INFORMATION SHOWN:
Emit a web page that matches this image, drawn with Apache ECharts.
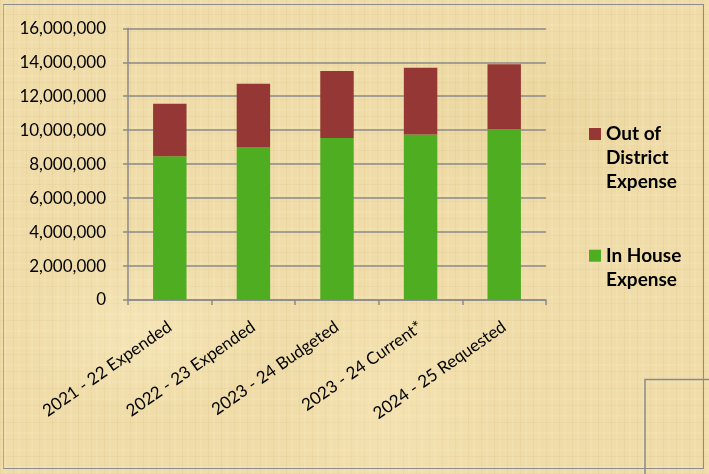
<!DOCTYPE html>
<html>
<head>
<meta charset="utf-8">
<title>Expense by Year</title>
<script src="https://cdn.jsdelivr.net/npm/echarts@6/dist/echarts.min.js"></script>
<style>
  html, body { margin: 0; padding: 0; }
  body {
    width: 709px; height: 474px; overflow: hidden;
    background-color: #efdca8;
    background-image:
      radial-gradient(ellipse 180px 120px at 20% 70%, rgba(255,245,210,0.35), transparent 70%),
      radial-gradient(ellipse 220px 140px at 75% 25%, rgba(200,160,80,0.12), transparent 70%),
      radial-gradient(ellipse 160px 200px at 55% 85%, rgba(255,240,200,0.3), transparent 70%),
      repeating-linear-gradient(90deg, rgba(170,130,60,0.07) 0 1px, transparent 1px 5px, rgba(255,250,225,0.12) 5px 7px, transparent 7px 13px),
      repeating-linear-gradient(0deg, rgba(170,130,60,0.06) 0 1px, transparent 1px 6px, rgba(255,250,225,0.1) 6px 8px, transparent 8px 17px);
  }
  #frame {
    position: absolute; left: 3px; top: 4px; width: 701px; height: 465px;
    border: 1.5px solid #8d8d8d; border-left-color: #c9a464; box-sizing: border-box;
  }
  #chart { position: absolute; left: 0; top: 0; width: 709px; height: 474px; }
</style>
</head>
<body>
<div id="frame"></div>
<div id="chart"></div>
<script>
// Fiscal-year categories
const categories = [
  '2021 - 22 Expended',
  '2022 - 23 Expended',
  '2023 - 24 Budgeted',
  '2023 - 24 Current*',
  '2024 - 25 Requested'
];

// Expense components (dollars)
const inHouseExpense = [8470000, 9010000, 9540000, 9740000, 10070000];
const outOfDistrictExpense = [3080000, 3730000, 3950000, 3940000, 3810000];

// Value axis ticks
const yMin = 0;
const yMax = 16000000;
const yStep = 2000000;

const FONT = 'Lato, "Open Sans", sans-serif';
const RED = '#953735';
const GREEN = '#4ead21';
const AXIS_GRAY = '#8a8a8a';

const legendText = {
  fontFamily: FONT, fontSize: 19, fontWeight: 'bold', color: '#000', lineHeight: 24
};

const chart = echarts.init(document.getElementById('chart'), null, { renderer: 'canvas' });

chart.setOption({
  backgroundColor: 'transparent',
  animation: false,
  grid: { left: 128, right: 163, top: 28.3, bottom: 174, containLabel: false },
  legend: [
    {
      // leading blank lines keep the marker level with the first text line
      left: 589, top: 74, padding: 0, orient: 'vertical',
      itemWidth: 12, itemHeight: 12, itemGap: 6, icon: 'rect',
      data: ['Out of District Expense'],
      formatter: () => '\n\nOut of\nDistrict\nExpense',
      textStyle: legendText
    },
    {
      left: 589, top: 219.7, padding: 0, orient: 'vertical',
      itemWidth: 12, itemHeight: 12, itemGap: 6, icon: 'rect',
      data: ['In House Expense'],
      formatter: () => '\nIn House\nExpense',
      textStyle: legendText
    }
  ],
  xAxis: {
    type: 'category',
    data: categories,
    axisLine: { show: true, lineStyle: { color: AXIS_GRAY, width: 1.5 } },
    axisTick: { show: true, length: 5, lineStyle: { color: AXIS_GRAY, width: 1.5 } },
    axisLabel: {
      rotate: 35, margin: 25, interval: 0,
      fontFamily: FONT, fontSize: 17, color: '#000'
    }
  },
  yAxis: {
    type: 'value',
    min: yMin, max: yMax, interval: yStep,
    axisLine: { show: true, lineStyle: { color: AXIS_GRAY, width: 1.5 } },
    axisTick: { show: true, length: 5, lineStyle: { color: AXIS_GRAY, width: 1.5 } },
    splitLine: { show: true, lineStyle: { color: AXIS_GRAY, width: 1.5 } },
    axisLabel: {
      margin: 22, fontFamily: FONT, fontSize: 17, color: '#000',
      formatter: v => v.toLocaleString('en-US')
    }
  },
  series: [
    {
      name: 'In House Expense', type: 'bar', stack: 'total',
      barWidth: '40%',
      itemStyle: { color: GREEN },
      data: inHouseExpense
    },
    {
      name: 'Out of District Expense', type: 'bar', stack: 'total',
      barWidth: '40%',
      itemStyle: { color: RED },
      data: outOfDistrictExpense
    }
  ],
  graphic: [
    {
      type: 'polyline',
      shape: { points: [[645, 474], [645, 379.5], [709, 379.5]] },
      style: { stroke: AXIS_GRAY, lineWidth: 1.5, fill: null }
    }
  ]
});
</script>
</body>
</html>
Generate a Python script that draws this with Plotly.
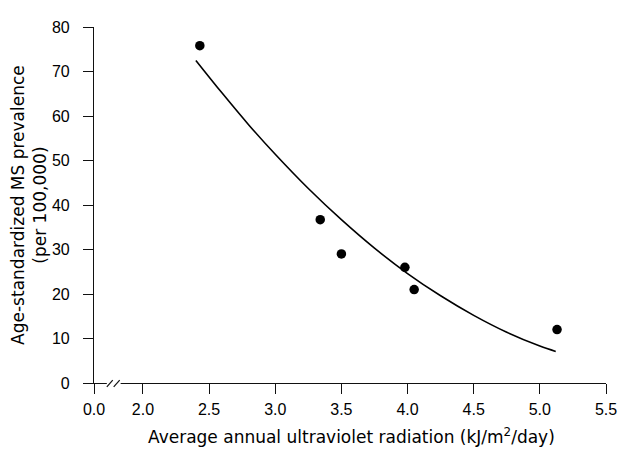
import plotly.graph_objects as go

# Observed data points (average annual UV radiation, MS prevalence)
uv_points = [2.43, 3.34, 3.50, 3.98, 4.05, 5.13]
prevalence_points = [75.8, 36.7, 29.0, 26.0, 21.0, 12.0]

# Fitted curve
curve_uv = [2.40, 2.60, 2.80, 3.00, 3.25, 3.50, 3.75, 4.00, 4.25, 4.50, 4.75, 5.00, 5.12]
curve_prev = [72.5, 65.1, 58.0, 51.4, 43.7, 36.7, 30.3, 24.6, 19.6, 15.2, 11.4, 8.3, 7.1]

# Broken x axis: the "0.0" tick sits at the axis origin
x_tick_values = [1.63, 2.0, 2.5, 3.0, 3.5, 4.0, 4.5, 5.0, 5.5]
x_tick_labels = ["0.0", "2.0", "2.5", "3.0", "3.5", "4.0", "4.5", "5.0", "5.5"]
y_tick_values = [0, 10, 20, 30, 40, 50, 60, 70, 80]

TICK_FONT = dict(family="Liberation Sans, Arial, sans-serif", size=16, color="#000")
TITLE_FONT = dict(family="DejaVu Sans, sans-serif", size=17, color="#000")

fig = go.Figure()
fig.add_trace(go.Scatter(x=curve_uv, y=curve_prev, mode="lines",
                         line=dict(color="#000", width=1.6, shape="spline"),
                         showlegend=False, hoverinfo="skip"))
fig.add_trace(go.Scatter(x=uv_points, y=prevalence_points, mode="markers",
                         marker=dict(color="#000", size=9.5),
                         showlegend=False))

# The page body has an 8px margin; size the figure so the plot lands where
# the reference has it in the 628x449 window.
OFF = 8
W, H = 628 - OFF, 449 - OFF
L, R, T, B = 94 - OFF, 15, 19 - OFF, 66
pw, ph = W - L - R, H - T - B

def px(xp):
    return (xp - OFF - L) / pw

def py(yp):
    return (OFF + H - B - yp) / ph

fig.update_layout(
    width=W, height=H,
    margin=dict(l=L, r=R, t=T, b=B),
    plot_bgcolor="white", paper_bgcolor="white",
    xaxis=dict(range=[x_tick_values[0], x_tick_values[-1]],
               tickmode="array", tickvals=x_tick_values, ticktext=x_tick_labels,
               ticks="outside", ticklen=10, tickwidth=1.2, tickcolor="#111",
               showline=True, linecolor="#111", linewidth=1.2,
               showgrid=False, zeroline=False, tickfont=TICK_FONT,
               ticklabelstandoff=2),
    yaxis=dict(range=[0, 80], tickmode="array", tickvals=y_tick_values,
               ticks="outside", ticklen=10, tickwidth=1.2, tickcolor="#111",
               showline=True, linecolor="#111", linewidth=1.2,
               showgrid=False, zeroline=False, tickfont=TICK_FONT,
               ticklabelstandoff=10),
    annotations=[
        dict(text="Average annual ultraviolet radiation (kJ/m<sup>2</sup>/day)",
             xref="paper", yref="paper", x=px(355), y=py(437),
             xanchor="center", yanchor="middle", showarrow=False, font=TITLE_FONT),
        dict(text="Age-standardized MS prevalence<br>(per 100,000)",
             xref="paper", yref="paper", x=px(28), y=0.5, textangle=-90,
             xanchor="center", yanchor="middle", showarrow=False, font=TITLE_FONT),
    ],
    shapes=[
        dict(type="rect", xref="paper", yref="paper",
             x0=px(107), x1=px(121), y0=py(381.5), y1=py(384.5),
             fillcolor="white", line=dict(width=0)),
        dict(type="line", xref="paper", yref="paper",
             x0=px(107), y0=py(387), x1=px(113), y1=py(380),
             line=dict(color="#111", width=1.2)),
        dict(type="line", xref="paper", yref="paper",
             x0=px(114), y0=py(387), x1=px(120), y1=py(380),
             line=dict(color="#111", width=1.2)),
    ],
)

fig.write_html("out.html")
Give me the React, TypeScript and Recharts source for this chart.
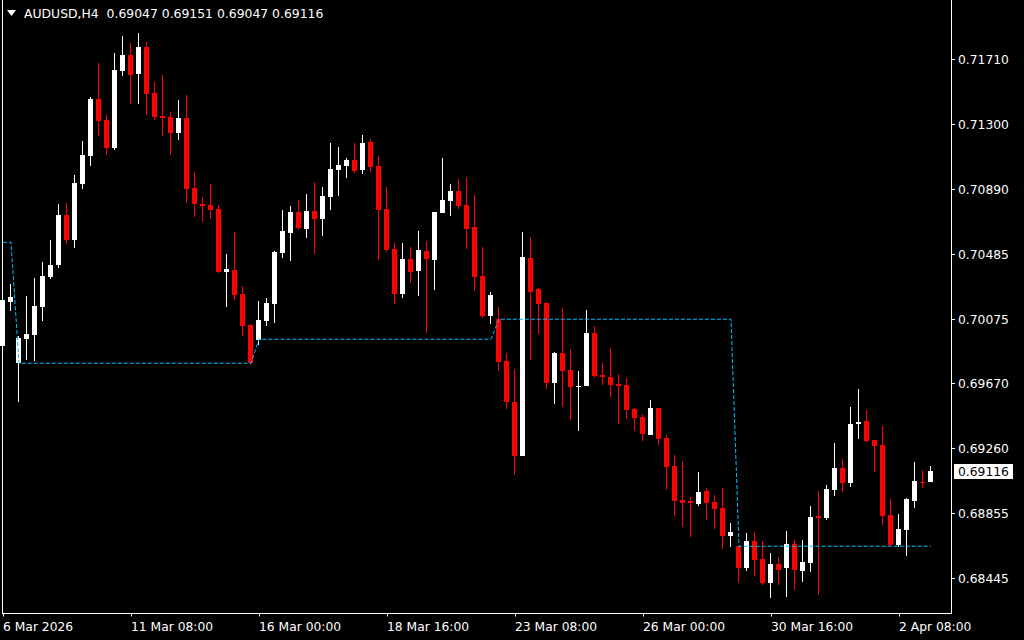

EXERCISE DETAILS: Omit the pictures. Extract exactly the lines that begin with the one holding "Generate a Python" and end with the one holding "return (OFF + H - B - yp) / ph", inclusive.

ANSWER IN FULL:
Generate a Python script that draws this with Plotly.
import plotly.graph_objects as go

# Observed data points (average annual UV radiation, MS prevalence)
uv_points = [2.43, 3.34, 3.50, 3.98, 4.05, 5.13]
prevalence_points = [75.8, 36.7, 29.0, 26.0, 21.0, 12.0]

# Fitted curve
curve_uv = [2.40, 2.60, 2.80, 3.00, 3.25, 3.50, 3.75, 4.00, 4.25, 4.50, 4.75, 5.00, 5.12]
curve_prev = [72.5, 65.1, 58.0, 51.4, 43.7, 36.7, 30.3, 24.6, 19.6, 15.2, 11.4, 8.3, 7.1]

# Broken x axis: the "0.0" tick sits at the axis origin
x_tick_values = [1.63, 2.0, 2.5, 3.0, 3.5, 4.0, 4.5, 5.0, 5.5]
x_tick_labels = ["0.0", "2.0", "2.5", "3.0", "3.5", "4.0", "4.5", "5.0", "5.5"]
y_tick_values = [0, 10, 20, 30, 40, 50, 60, 70, 80]

TICK_FONT = dict(family="Liberation Sans, Arial, sans-serif", size=16, color="#000")
TITLE_FONT = dict(family="DejaVu Sans, sans-serif", size=17, color="#000")

fig = go.Figure()
fig.add_trace(go.Scatter(x=curve_uv, y=curve_prev, mode="lines",
                         line=dict(color="#000", width=1.6, shape="spline"),
                         showlegend=False, hoverinfo="skip"))
fig.add_trace(go.Scatter(x=uv_points, y=prevalence_points, mode="markers",
                         marker=dict(color="#000", size=9.5),
                         showlegend=False))

# The page body has an 8px margin; size the figure so the plot lands where
# the reference has it in the 628x449 window.
OFF = 8
W, H = 628 - OFF, 449 - OFF
L, R, T, B = 94 - OFF, 15, 19 - OFF, 66
pw, ph = W - L - R, H - T - B

def px(xp):
    return (xp - OFF - L) / pw

def py(yp):
    return (OFF + H - B - yp) / ph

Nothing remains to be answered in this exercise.